The company encourages consultants to use the tool. “It absolutely helps with the relationship with the client because the client is more knowledgeable,” he says, adding that it also prevents certain challenges as the relationship grows.

For example, the report helps alleviate one of the headaches for the typical advisor — getting the client to stay on track with a plan — because it provides “big picture” perspective to the client, he says: “That’s a big plus.”

Although the FPSC is mandating the use of LOEs for its CFP advisors, there is some debate as to whether IPSes will ever become mandatory.
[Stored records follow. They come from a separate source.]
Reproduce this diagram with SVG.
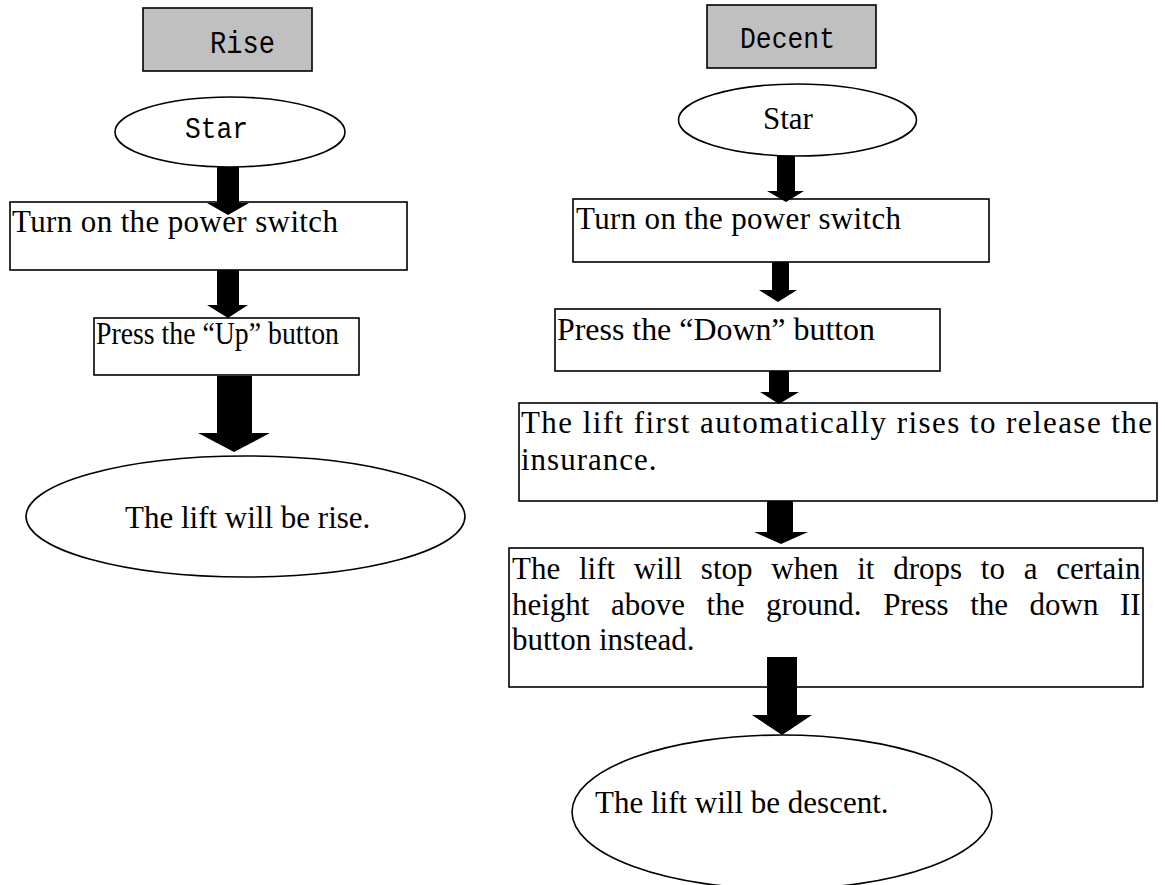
<svg xmlns="http://www.w3.org/2000/svg" width="1165" height="885" viewBox="0 0 1165 885">
<style>
.box{fill:#fff;stroke:#000;stroke-width:1.6}
.hdr{fill:#c0c0c0;stroke:#000;stroke-width:1.6}
.ell{fill:#fff;stroke:#000;stroke-width:1.6}
.mono{font-family:"Liberation Mono","DejaVu Sans Mono",monospace;fill:#000}
.ser{font-family:"Liberation Serif","Times New Roman",serif;font-size:31px;fill:#000}
.arr{fill:#000;stroke:none}
</style>
<rect width="1165" height="885" fill="#fff"/>
<g id="rise-title">
<rect class="hdr" x="143" y="8" width="169" height="63"/>
<text class="mono" x="210" y="53" font-size="31" textLength="65" lengthAdjust="spacingAndGlyphs">Rise</text>
</g>
<g id="rise-start">
<ellipse class="ell" cx="230" cy="132" rx="115" ry="35"/>
<text class="mono" x="185" y="138" font-size="30" fill="#222" textLength="63" lengthAdjust="spacingAndGlyphs">Star</text>
</g>
<g id="rise-power">
<rect class="box" x="10" y="202" width="397" height="68"/>
<text class="ser" x="12" y="232" textLength="326">Turn on the power switch</text>
</g>
<g id="rise-up">
<rect class="box" x="94" y="318" width="265" height="57"/>
<text class="ser" x="96" y="344" font-size="25" textLength="243" lengthAdjust="spacingAndGlyphs">Press the “Up” button</text>
</g>
<g id="rise-end">
<ellipse class="ell" cx="245.5" cy="516.5" rx="219.5" ry="60.5"/>
<text class="ser" x="125" y="528">The lift will be rise.</text>
</g>
<g id="decent-title">
<rect class="hdr" x="707" y="5" width="169" height="63"/>
<text class="mono" x="740" y="48" font-size="30" textLength="95" lengthAdjust="spacingAndGlyphs">Decent</text>
</g>
<g id="decent-start">
<ellipse class="ell" cx="797.5" cy="120" rx="119" ry="36"/>
<text class="ser" x="763" y="129">Star</text>
</g>
<g id="decent-power">
<rect class="box" x="573" y="199" width="416" height="63"/>
<text class="ser" x="576" y="229" textLength="325">Turn on the power switch</text>
</g>
<g id="decent-down">
<rect class="box" x="555" y="309" width="385" height="62"/>
<text class="ser" x="557" y="340" textLength="318" lengthAdjust="spacingAndGlyphs">Press the “Down” button</text>
</g>
<g id="decent-release">
<rect class="box" x="519" y="403" width="638" height="98"/>
<text class="ser" x="521" y="433" textLength="631" lengthAdjust="spacing">The lift first automatically rises to release the</text>
<text class="ser" x="521" y="470" letter-spacing="1">insurance.</text>
</g>
<g id="decent-stop">
<rect class="box" x="509" y="548" width="634" height="139"/>
<text class="ser" x="512" y="579" word-spacing="11">The lift will stop when it drops to a certain</text>
<text class="ser" x="512" y="615" word-spacing="13.8">height above the ground. Press the down II</text>
<text class="ser" x="512" y="650">button instead.</text>
</g>
<g id="decent-end">
<ellipse class="ell" cx="782" cy="812" rx="210" ry="77"/>
<text class="ser" x="595" y="813">The lift will be descent.</text>
</g>
<g id="connectors">
<polygon class="arr" points="217,167 239,167 239,203 249,203 228,215 207,203 217,203"/>
<polygon class="arr" points="217,270 239,270 239,305 248,305 228,318 207,305 217,305"/>
<polygon class="arr" points="217,376 252,376 252,433 270,433 234,452 198,433 217,433"/>
<polygon class="arr" points="777,156 795,156 795,191 804,191 786,202 767,191 777,191"/>
<polygon class="arr" points="772,262 789,262 789,290 797,290 778,302 759,290 772,290"/>
<polygon class="arr" points="769,371 789,371 789,392 799,392 779,404 760,392 769,392"/>
<polygon class="arr" points="767,501 793,501 793,532 808,532 781,544 754,532 767,532"/>
<polygon class="arr" points="767,657 797,657 797,715 812,715 782,735 752,715 767,715"/>
</g>
</svg>
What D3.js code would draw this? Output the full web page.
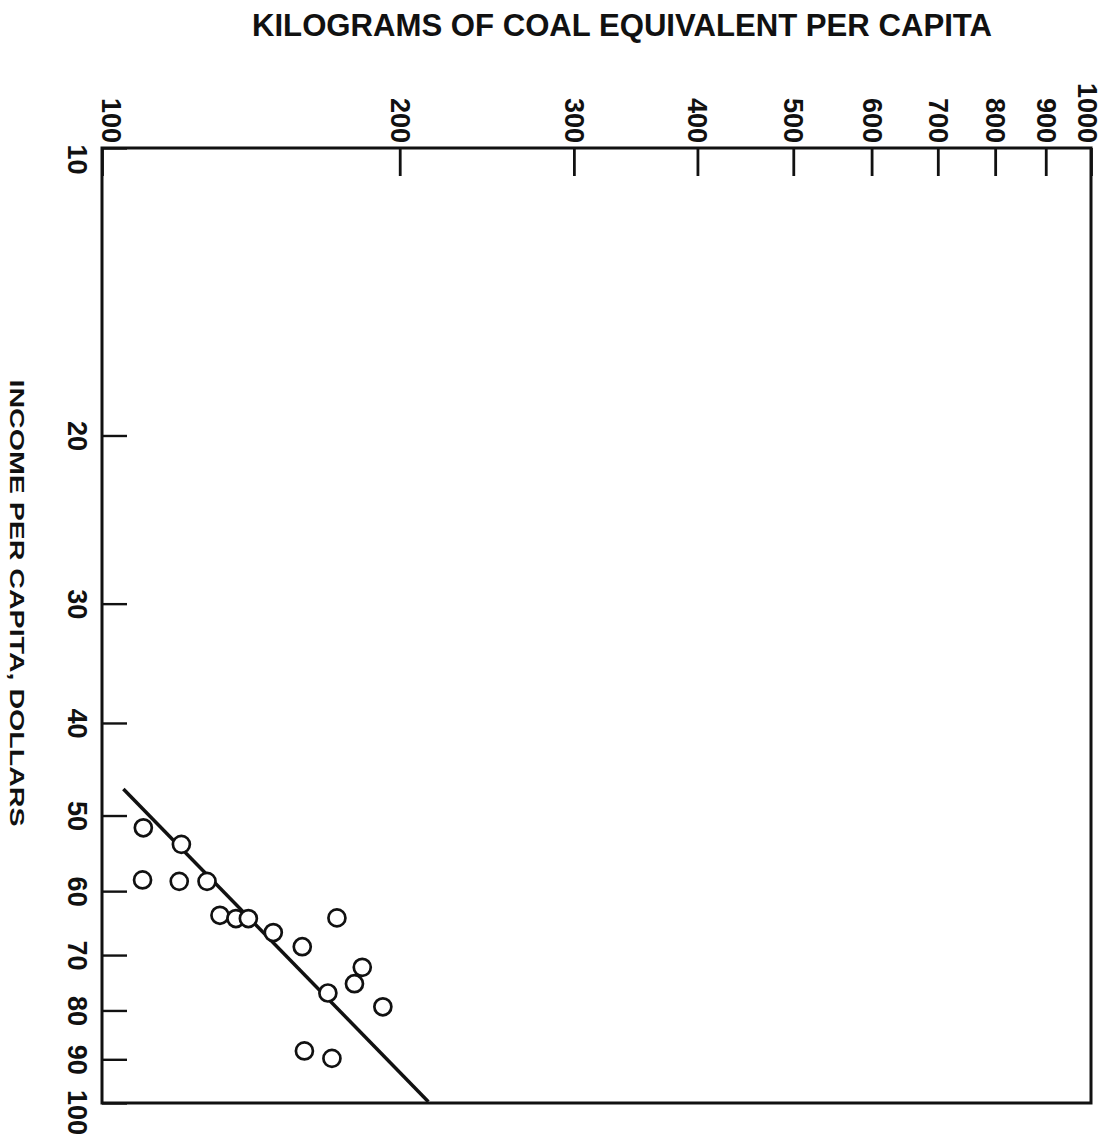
<!DOCTYPE html>
<html>
<head>
<meta charset="utf-8">
<script src="https://cdn.jsdelivr.net/npm/d3@7"></script>
<style>
  html, body { margin: 0; padding: 0; background: #fff; }
  svg { display: block; }
  text { font-family: "Liberation Sans", Arial, sans-serif; font-weight: 700; fill: #111; }
</style>
</head>
<body>
<svg id="chart" width="1113" height="1140"></svg>
<script>
// Energy consumption (kg coal equivalent per capita) against income per capita, log-log.
const energyTicks = [100, 200, 300, 400, 500, 600, 700, 800, 900, 1000];
const incomeTicks = [10, 20, 30, 40, 50, 60, 70, 80, 90, 100];

// Countries: energy use (kg) and income (dollars) per capita
const energyKg = [110.1, 120.3, 109.9, 119.7, 127.7, 131.6, 136.6, 140.6, 149.0, 159.4,
                  172.8, 183.3, 180.0, 169.2, 192.3, 160.2, 170.8];
const incomeUsd = [51.5, 53.6, 58.4, 58.6, 58.6, 63.6, 64.1, 64.1, 66.3, 68.6,
                   64.0, 72.1, 75.0, 76.7, 79.3, 88.2, 89.8];

// Fitted trend line end points
const fitEnergy = [105.1, 213.8];
const fitIncome = [46.9, 99.7];

const svg = d3.select("#chart");
const frame = { left: 102, right: 1091, top: 148, bottom: 1103 };

const x = d3.scaleLog().domain([100, 1000]).range([frame.left, frame.right]);
const y = d3.scaleLog().domain([10, 100]).range([frame.top, frame.bottom]);

// Title
svg.append("text")
  .attr("x", 622).attr("y", 36)
  .attr("text-anchor", "middle")
  .attr("font-size", 31)
  .attr("textLength", 740)
  .attr("lengthAdjust", "spacingAndGlyphs")
  .text("KILOGRAMS OF COAL EQUIVALENT PER CAPITA");

// Vertical axis title, reading downward
svg.append("text")
  .attr("transform", "translate(17,603) rotate(90)")
  .attr("text-anchor", "middle")
  .attr("dy", "0.35em")
  .attr("font-size", 21)
  .attr("textLength", 447)
  .attr("lengthAdjust", "spacingAndGlyphs")
  .text("INCOME PER CAPITA, DOLLARS");

// Top axis: inward ticks, rotated labels
const topAxis = d3.axisTop(x)
  .tickValues(energyTicks)
  .tickSizeInner(-28)
  .tickSizeOuter(0)
  .tickFormat(d3.format("d"));
const gTop = svg.append("g")
  .attr("transform", `translate(0,${frame.top})`)
  .call(topAxis);
gTop.select(".domain").remove();
gTop.selectAll(".tick line").attr("stroke", "#111").attr("stroke-width", 2.8);
const topShift = { 100: 9, 1000: -4 };
gTop.selectAll(".tick text")
  .attr("x", null).attr("y", null).attr("dy", "0.35em")
  .attr("transform", d => `translate(${topShift[d] || 0},-5) rotate(90)`)
  .attr("text-anchor", "end")
  .attr("font-size", 27)
  .attr("font-family", "'Liberation Sans', Arial, sans-serif")
  .attr("font-weight", 700)
  .attr("fill", "#111");

// Left axis: inward ticks, rotated labels
const leftAxis = d3.axisLeft(y)
  .tickValues(incomeTicks)
  .tickSizeInner(-25)
  .tickSizeOuter(0)
  .tickFormat(d3.format("d"));
const gLeft = svg.append("g")
  .attr("transform", `translate(${frame.left},0)`)
  .call(leftAxis);
gLeft.select(".domain").remove();
gLeft.selectAll(".tick line").attr("stroke", "#111").attr("stroke-width", 2.4);
const leftShift = { 10: 11, 100: 9 };
gLeft.selectAll(".tick text")
  .attr("x", null).attr("y", null).attr("dy", "0.35em")
  .attr("transform", d => `translate(${77 - frame.left},${leftShift[d] || 0}) rotate(90)`)
  .attr("text-anchor", "middle")
  .attr("font-size", 27)
  .attr("font-family", "'Liberation Sans', Arial, sans-serif")
  .attr("font-weight", 700)
  .attr("fill", "#111");

// Plot frame
svg.append("rect")
  .attr("x", frame.left).attr("y", frame.top)
  .attr("width", frame.right - frame.left)
  .attr("height", frame.bottom - frame.top)
  .attr("fill", "none")
  .attr("stroke", "#111")
  .attr("stroke-width", 3);

// Trend line
svg.append("line")
  .attr("x1", x(fitEnergy[0])).attr("y1", y(fitIncome[0]))
  .attr("x2", x(fitEnergy[1])).attr("y2", y(fitIncome[1]))
  .attr("stroke", "#111")
  .attr("stroke-width", 3.5);

// Country points
svg.append("g")
  .selectAll("circle")
  .data(d3.zip(energyKg, incomeUsd))
  .join("circle")
  .attr("cx", d => x(d[0]))
  .attr("cy", d => y(d[1]))
  .attr("r", 8.5)
  .attr("fill", "#fff")
  .attr("stroke", "#111")
  .attr("stroke-width", 2.7);
</script>
</body>
</html>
Dreger’s attitude is:
never say never. “There is clearly a movement underway to document more rather than less,” he says.

But Advocis’s Johnson believes that, although IPSes are great planning and communication tools, they’re not for every relationship. Advisors need what Johnson calls “a certain power of discretion,” so they can make judgment calls based on individual situations. In the case of transactions that have little to do with comprehensive financial planning, an IPS might only confuse clients, he says.

IPC’s Spence has been offering IPSes for about two years. However, the search to find one that worked with his business wasn’t easy. At first, he used an internal program offered by his firm, but found it too long for his needs as it delved into the educational side of portfolio creation. “It was a whole presentation,” he says.

Although the company now offers a condensed version, Spence says, he prefers to stick with AIM’s In Sync.

“It flows very well,” he says. Portfolio Sense is also helpful as it allows comparisons between portfolios, including AIM competitors. “It’s totally open,” he says.

The only price paid for its ease of use, he says, is that the final portfolio review document is text-based, with no visual component. “There’s no opportunity for graphs or educational pieces,” he says.
However, he adds, the simplicity means that he’s now able to use IPSes on a more regular basis: “I’m really ramping it up.”